20. yüzyılın sonlarında ise 1989 Devrimleriyle sivil hayattaki değişim Budapeşte sokaklarına da yansımıştır. Diktatörlük döneminden kalan anıtlar kamusal alanlardan kaldırılmış ve Hatıra Parkı'na taşınmıştır.

Ekonomi
Eskiden ekonominin merkezi Buda iken 19. yüzyıldan sonra ticaret etkinlikleri Peşte’ye kaymıştır. Büyük bankalar, ülkedeki yabancı şirketlerin çoğu ve en güzel mağazalar Peşte’nin Belvaros semtindedir.

Budapeşte temel sanayi (termik santral, çelik ve boru fabrikaları, petrokimya, yapı sanayileri) ve tüketim sanayisi (un fabrikaları, hazır giyim, kereste, kâğıt, matbaacılık, ilaç, kozmetik sanayileri) merkezidir. Ayrıca COMECON çerçevesi içinde, mekanik ve elektrikli makinalar (takım tezgâhları, kamyonlar, demiryolu gereçleri, telefon santralleri, elektronik cihazlar) yapımı da önemli seviyelere ulaşmıştır.

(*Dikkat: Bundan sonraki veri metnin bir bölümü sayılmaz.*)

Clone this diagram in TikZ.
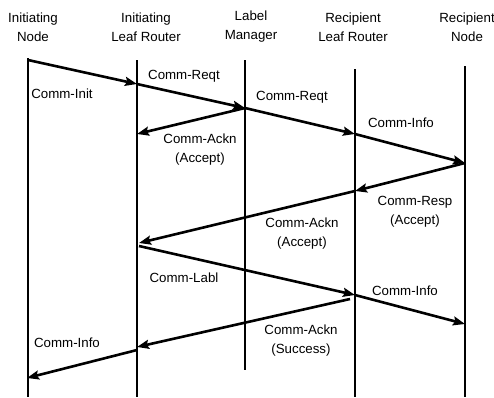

İkinci Dünya Savaşında Budapeşte büyük bir hasar görmüştü. Fabrikaların ve meskenlerin neredeyse tamamı ya yıkıldı ya da hasar gördü. Bütün köprüler yıkıldığı için ulaşım da durmuştu. 1945’te Sovyet orduları Budapeşte’ye girdiğinde nüfus dörtte biri kadar azalmıştı. Şehrin inşası yıllar sürdü. 1950’de çevredeki köy ve ilçelerin katılmasıyla genişletildi. Sanayileşme tekrar başladı ancak çevre il ve ilçelere yayılması için de tedbirler alındı. Şehrin Tuna üzerinde her zaman önemli bir kavşak noktası olması, sanayileşme öncesinde yapılan merkezî demiryolları ve Macaristan’a dağılan yolların merkezinde bulunması Budapeşte’nin gelişmesinde önemli katkılarda bulunmuştur. 1970'lerde şehiriçi trafiğinin rahatlatılmasında önemli rol oynayan metro sistemi kuruldu. Temizliği, hızlı ve ucuz olmasıyla Budapeşte metrosu şehrin özelliklerindendir. Macaristan’ın en iyi okulları, Macar Bilimler Akademisi, Orta Avrupa Üniversitesi (Central European University) ve araştırma enstitüleri Budapeşte’dedir.

İklim
Budapeşte’de Büyük Macaristan Ovasının sert kara iklimi ile Transtuna’nın bol yağışlı iklimi arasında bir geçiş iklimi hüküm sürer. Hava sıcaklığı en sıcak ay olan Temmuz’da ortalama 22 °C ve en soğuk ay olan Ocak’ta ise ortalama -1 °C’dir.